Sandbox is not the same thing as MED-V or even Virtual PC. But like MED-V, it relies on a PC-hosted virtual environment that provides a full desktop experience inside of a window on the host PC which is, to that host PC, just another application.

That virtual environment is far more efficient than MED-V ever was 15 years ago.

For one, it runs on the hypervisor used by Hyper-V, offering better performance and hardware integration. And the virtual environment itself is, as Microsoft says, more “lightweight” than a full virtual machine because it doesn’t use a big virtual hard disk (VHD); instead, it just makes a copy of the necessary parts of the host PC’s installed OS.

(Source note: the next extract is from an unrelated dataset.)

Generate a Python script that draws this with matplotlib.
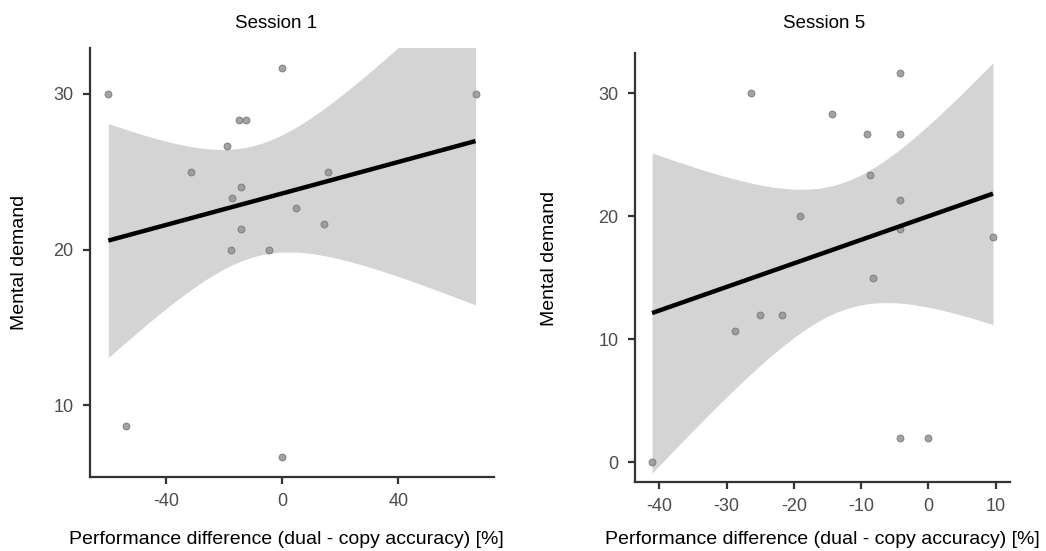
import numpy as np
import matplotlib
matplotlib.use("Agg")
import matplotlib.pyplot as plt

plt.rcParams['font.family'] = ['Liberation Sans', 'DejaVu Sans']
plt.rcParams['axes.unicode_minus'] = False

# Session 1: performance difference (x) vs mental demand (y)
s1_perf = [-60.0, 0.0, -14.9, -12.4, -19.0, -31.6, 15.8, -14.2, -17.4, 4.8,
           14.3, -14.2, -17.6, -4.5, 66.6, -53.8, 0.0]
s1_mental = [30.0, 31.67, 28.33, 28.33, 26.67, 25.0, 25.0, 24.0, 23.33, 22.67,
             21.67, 21.33, 20.0, 20.0, 30.0, 8.67, 6.67]

# Session 5
s5_perf = [-41.1, -26.4, -4.3, -14.3, -9.1, -4.2, -8.7, -4.3, -19.1, -4.2,
           9.6, -8.3, -25.1, -21.8, -28.7, -4.2, 0.0]
s5_mental = [0.0, 30.0, 31.67, 28.33, 26.67, 26.67, 23.33, 21.33, 20.0, 19.0,
             18.33, 15.0, 12.0, 12.0, 10.67, 2.0, 2.0]

titles = ["Session 1", "Session 5"]
xticks = [[-40, 0, 40], [-40, -30, -20, -10, 0, 10]]
yticks = [[10, 20, 30], [0, 10, 20, 30]]
xlab = "Performance difference (dual - copy accuracy) [%]"
ylab = "Mental demand"

# two-sided 95% t quantiles
t975 = {14: 2.1448, 15: 2.1314, 16: 2.1199}


def lm_band(x, y, n=80):
    x = np.asarray(x)
    y = np.asarray(y)
    b, a = np.polyfit(x, y, 1)
    xs = np.linspace(x.min(), x.max(), n)
    fit = a + b * xs
    df = len(x) - 2
    s = np.sqrt(np.sum((y - (a + b * x)) ** 2) / df)
    se = s * np.sqrt(1 / len(x) + (xs - x.mean()) ** 2 / np.sum((x - x.mean()) ** 2))
    t = t975[df]
    return xs, fit, fit - t * se, fit + t * se


def expand(v):
    lo, hi = min(v), max(v)
    pad = 0.05 * (hi - lo)
    return lo - pad, hi + pad


W, H = 1046, 551
fig = plt.figure(figsize=(W / 100, H / 100), dpi=100)
positions = [[0.0860, 0.1348, 0.3862, 0.7775], [0.6071, 0.1258, 0.3585, 0.7775]]
title_x = [276.5, 824]
xlab_x = [286, 822]
ylab_x = [20, 549]
ylab_y = [262, 258]
data = [(s1_perf, s1_mental), (s5_perf, s5_mental)]

for i in range(2):
    x, y = data[i]
    ax = fig.add_axes(positions[i])
    xs, fit, lo, hi = lm_band(x, y)
    ax.fill_between(xs, lo, hi, color='#d4d4d4', lw=0, zorder=1)
    ax.scatter(x, y, s=24, color='#999999', edgecolor='#777777', linewidth=0.7,
               alpha=0.9, zorder=2)
    ax.plot(xs, fit, color='black', lw=3.2, zorder=3, solid_capstyle='butt')
    ax.set_xlim(expand(x))
    ax.set_ylim(expand(y))
    ax.set_xticks(xticks[i])
    ax.set_yticks(yticks[i])
    for side in ['top', 'right']:
        ax.spines[side].set_visible(False)
    for side in ['left', 'bottom']:
        ax.spines[side].set_color('#333333')
        ax.spines[side].set_linewidth(1.6)
    ax.tick_params(length=5, width=1.6, color='#333333', labelcolor='#4d4d4d',
                   labelsize=13, pad=7)
    fig.text(title_x[i] / W, 1 - 27.5 / H, titles[i], fontsize=13.5,
             ha='center', va='baseline')
    fig.text(xlab_x[i] / W, 1 - 539 / H, xlab, fontsize=14, ha='center', va='center')
    fig.text(ylab_x[i] / W, 1 - ylab_y[i] / H, ylab, fontsize=14, ha='center',
             va='center', rotation=90)

fig.savefig("out.png", dpi=100)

Furthermore, where the virtual environment provided by MED-V was persistent and could thus change over time, that provided by Sandbox is new, or “pristine,” as Microsoft puts it. “It’s as clean as a brand-new installation of Windows,” Microsoft notes. It’s also disposable and temporary: When you close the Sandbox, that virtual environment disappears forever.

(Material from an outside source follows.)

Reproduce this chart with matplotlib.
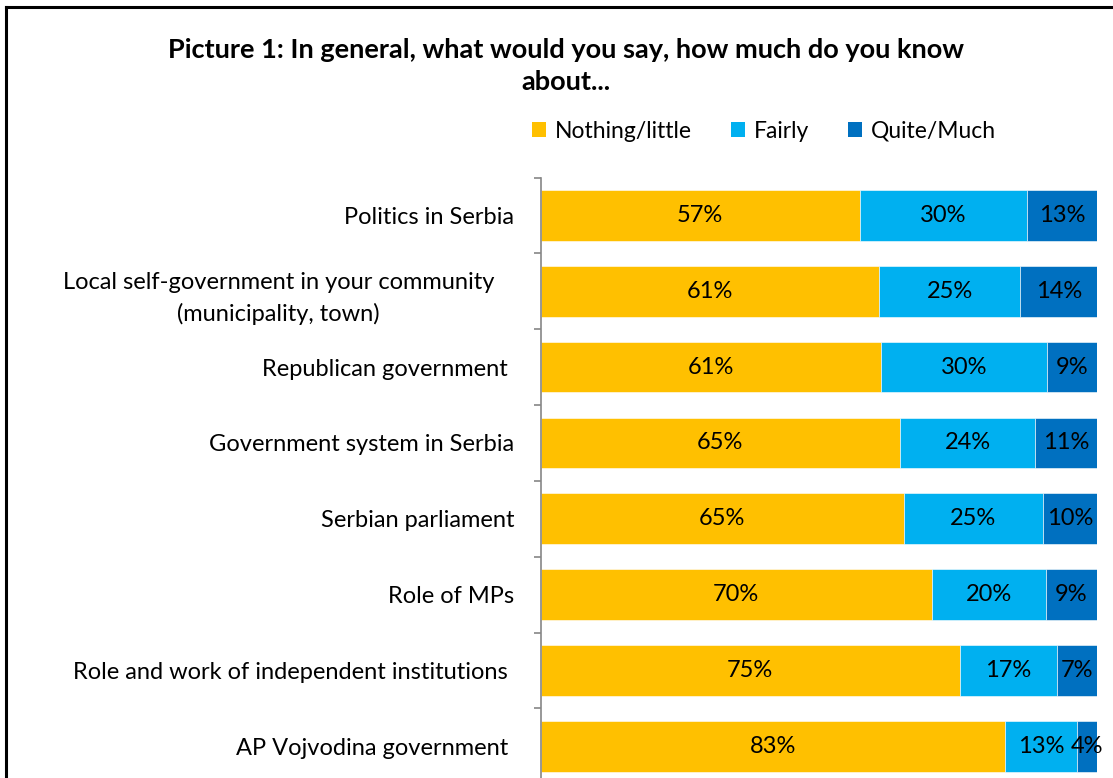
import matplotlib
matplotlib.use("Agg")
import matplotlib.pyplot as plt
import matplotlib.transforms as mtransforms
import numpy as np
from matplotlib.lines import Line2D
from matplotlib.patches import Patch

categories = [
    "Politics in Serbia",
    "Local self-government in your community\n(municipality, town)",
    "Republican government ",
    "Government system in Serbia",
    "Serbian parliament",
    "Role of MPs",
    "Role and work of independent institutions ",
    "AP Vojvodina government ",
]
series_names = ["Nothing/little", "Fairly", "Quite/Much"]
nothing_little = [57.4, 60.8, 61.2, 64.6, 65.2, 70.3, 75.3, 83.4]
fairly = [30.0, 25.4, 29.8, 24.2, 25.0, 20.4, 17.4, 12.9]
quite_much = [12.6, 13.8, 9.0, 11.2, 9.8, 9.3, 7.3, 3.7]
colors = ["#FFC000", "#00B0F0", "#0070C0"]

FONT = "Lato"
plt.rcParams["font.family"] = [FONT, "DejaVu Sans"]
FS = 17

W, H = 1113, 778
fig = plt.figure(figsize=(W / 100, H / 100), dpi=100)

ax_left, ax_right = 540.5, 1097.3
ax_top, ax_bot = 177.5, 784.2
ax = fig.add_axes([ax_left / W, 1 - ax_bot / H, (ax_right - ax_left) / W, (ax_bot - ax_top) / H])

y = np.arange(len(categories))
series = [nothing_little, fairly, quite_much]
left = np.zeros(len(categories))
bar_h = 0.668
for vals, col, name in zip(series, colors, series_names):
    vals = np.array(vals)
    ax.barh(y, vals, left=left, height=bar_h, color=col, label=name, edgecolor="white", linewidth=0.4)
    for yi, l, v in zip(y, left, vals):
        ax.text(l + v / 2, yi, f"{v:.0f}%", ha="center", va="center", fontsize=FS, color="black")
    left = left + vals

ax.set_xlim(0, 100)
ax.set_ylim(len(categories) - 0.5, -0.5)
ax.set_yticks(y)
ax.set_yticklabels(categories, fontsize=FS, linespacing=1.55)
ax.set_yticks(np.arange(-0.5, len(categories), 1), minor=True)
ax.tick_params(axis="y", which="major", length=0, pad=19)
ax.tick_params(axis="y", which="minor", length=5, width=1.2, color="#868686")
ax.tick_params(axis="x", bottom=False, labelbottom=False)
for s in ["top", "right", "bottom"]:
    ax.spines[s].set_visible(False)
ax.spines["left"].set_color("#868686")
ax.spines["left"].set_linewidth(1.2)

lbl = ax.get_yticklabels()[1]
lbl.set_multialignment("center")
lbl.set_transform(lbl.get_transform() + mtransforms.ScaledTranslation(-20 / 100, 0, fig.dpi_scale_trans))

fig.text(566 / W, 1 - 66 / H,
         "Picture 1: In general, what would you say, how much do you know\nabout...",
         ha="center", va="center", fontsize=19.5, fontweight="bold", linespacing=1.4)

handles = [Patch(facecolor=c, edgecolor="none") for c in colors]
fig.legend(handles, series_names, loc="center", bbox_to_anchor=(764 / W, 1 - 131 / H),
           ncol=3, frameon=False, fontsize=16.5, handlelength=0.6, handleheight=0.6,
           handletextpad=0.4, columnspacing=1.7)

fig.add_artist(Line2D([6 / W, 1.0], [1 - 7 / H, 1 - 7 / H], color="black", lw=2.2, transform=fig.transFigure))
fig.add_artist(Line2D([6 / W, 6 / W], [1 - 7 / H, 0], color="black", lw=2.2, transform=fig.transFigure))

fig.savefig("out.png", dpi=100)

Finally, the goal with Sandbox is also quite different. Where MED-V (and App-V) were designed to solve a legacy application compatibility problem (using different solutions), Sandbox is designed for those who want to test a new (to them) application in a safe environment instead of installing it right on their PC.

Today, we still need a way to run legacy (i.e Win32 desktop) applications in a secure and isolated fashion in Windows. And we need this both in businesses and on home PCs used by normal users. But Microsoft ignored that strategy for years for a variety of reasons, despite having brought the Hyper-V hypervisor that’s required to the Windows client many years ago.

We can blame hubris. Thanks to its successful past as a maker of platforms, Microsoft never stopped creating new and proprietary runtimes and application models long after developers had stopped caring. Its terrible Universal Windows Platform (UWP) is both the latest and, I think, the last example.

Under Satya Nadella, Microsoft has reversed course on its insane bid to get developers to abandon old code—even for successful mega-applications like Microsoft Office and Adobe Photoshop—to embrace its new, unproven, and immature UWP apps platform. It has expanded the definition of what it means to be a “Store” app to include all kinds of new application types, including not coincidentally something called Desktop Bridge apps, which provides a path forward for developers with Win32 desktop applications.

The problem with Desktop Bridge apps, however, is that it requires developer buy-in. If Adobe, say, never bothers to adapt Photoshop to be wrapped in a Desktop Bridge container, it can never be deployed by the Microsoft Store. And it can never run in S mode, the (supposedly) secure new Windows 10 runtime environment that has never gained any traction at all for precisely this reason.

Without getting into the issues with S mode, the problem with Desktop Bridge is that it cannot be applied automatically to any application. And while I’m sure there are legal and technical reasons for this, I’ve always believed that Windows should offer a way—perhaps in S mode only—in which any application downloaded from the Internet is somehow wrapped in a container, or virtual environment, or whatever, and isolated from the system, seamlessly, for the user.

In other words, downloaded applications should be sandboxed.

Windows Sandbox, again, does not address this need. Not yet. But it does represent, I think, a first step in a new effort under the new Microsoft to begin addressing this need. This first step is for testing purposes only. But while it does require a virtual environment of some kind, that environment is at least streamlined and more efficient than similar solutions from the past. Is there some way for the client OS to “stream” the bits of itself that a virtual app needs? For this thing to become a sort of local version of App-V that makes sense for the modern PCs of today and tomorrow?

I think so. And I continue to believe that Microsoft will be able to modernize and simplify Windows itself while retaining backward compatibility with Win32 desktop applications using a solution that is something like this. That is is how Windows can finally move forward.